Now, by calculating the expected compensation for every drafted player in the league, we quickly learn which players were good draft picks versus players that were not good draft picks. We will classify every player that has a lower actual compensation total than the expected compensation total as a bad pick. Conversely, we will classify every player that has a higher actual compensation total than the expected compensation total as a good pick. Notice, this classification does not imply that a particular player is a good (or bad) investment at this current point in his career.

Using this methodology (determining the difference between the player’s current salary and their algorithmically calculated expected salary), the ten best MLS SuperDraft picks (that are still currently active in the MLS) of all time are:

Year Pick Name Current Salary Expected Salary Difference
2004 1 *Freddy Adu $594,884 $192,003 $402,881
2001 16 Brian Ching $412,500 $178,464 $234,036
2008 42 Geoff Cameron $245,000 $54,454 $190,546
2004 2 Chad Marshall $320,000 $186,384 $133,616
2006 1 Marvell Wynne $301,667 $170,550 $131,117
2010 8 Dilly Duka $223,000 $111,914 $111,086
2002 50 Davy Arnaud $258,750 $164,643 $94,197
2005 35 Gonzalo Segares $167,750 $84,832 $82,918
2009 41 Danny Cruz $123,000 $45,551 $77,449
2004 28 Khari Stephenson $178,333 $102,373 $75,960

*Freddy Adu is a special case because he has spent a lot of time outside of the MLS before returning. He was also on loan as a designated played and therefore only $415,000 of the player’s salary counted against the salary cap. Even at the league maximum, he is the best draft pick of all time with a positive differential of over $300,000.

By breaking down players based upon position, we can begin to determine what positions tend to do better than others in the draft.
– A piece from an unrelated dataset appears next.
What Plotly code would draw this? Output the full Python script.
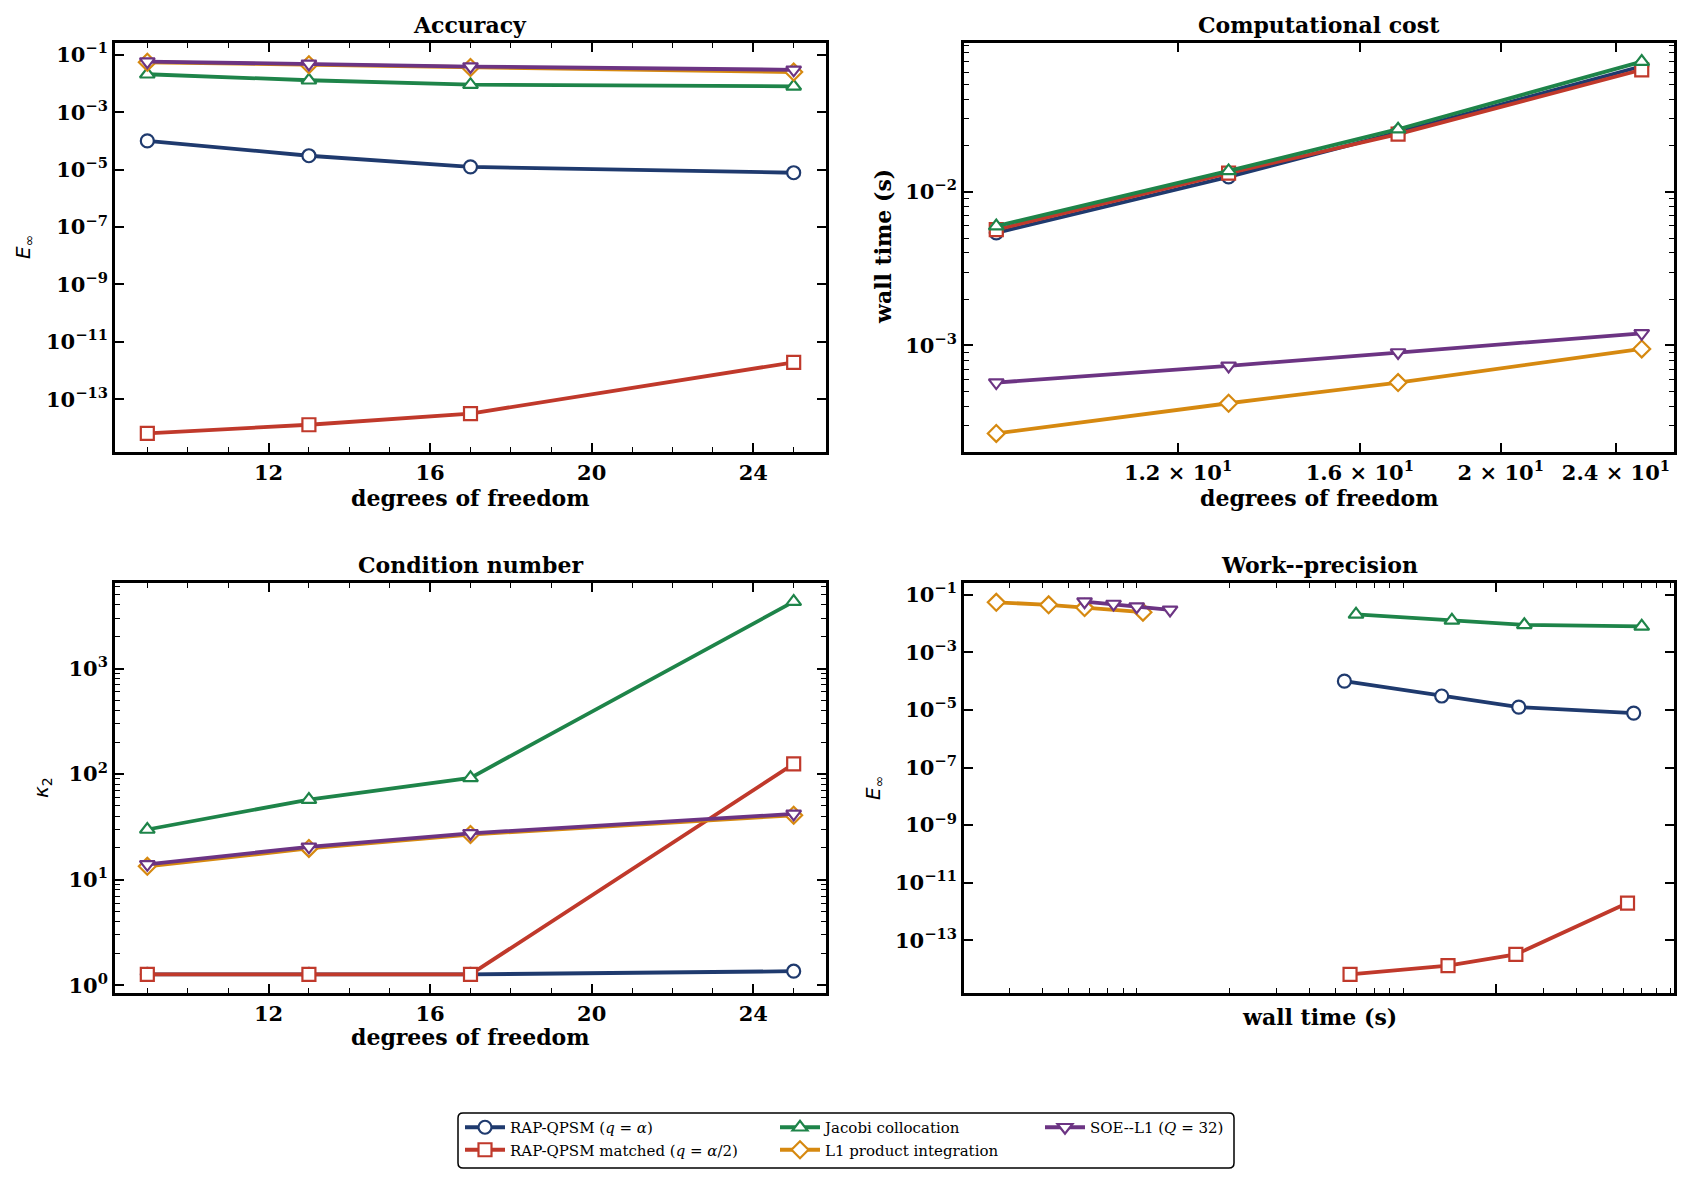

Striker Midfielder Defender Goalkeeper
Average Value Change $5,805 $9,523 -$13,023 $5,307
Standard Deviation of Value Change $91,058 $49,612 $42,919 $40,609
According to these results, you are expected to make, on average, 40% more money drafting a Midfielder than a Striker. With the standard deviation of the Striker difference being more than twice the amount as any other position, it suggests that Strikers are risky picks, but have a greater potential for large payoff.The model we have constructed clearly suggests that a team’s total salary fluctuation, year to year, is much more heavily related to players that were selected late in the draft in comparison to players that were selected early. Because of this result, it is clear that the careful selection and development of late-round picks is more related to a team’s financial growth than early-round picks.

It is important to remember that these conclusions are merely a guideline for drafting with potential value in mind. With such a small sample data size of only a decade of MLS SuperDraft results, it remains difficult to consider this guideline complete. As with any guideline, there will always be exceptions to these rules. Hopefully, with this mathematical model, franchises can better understand the risks that they are taking.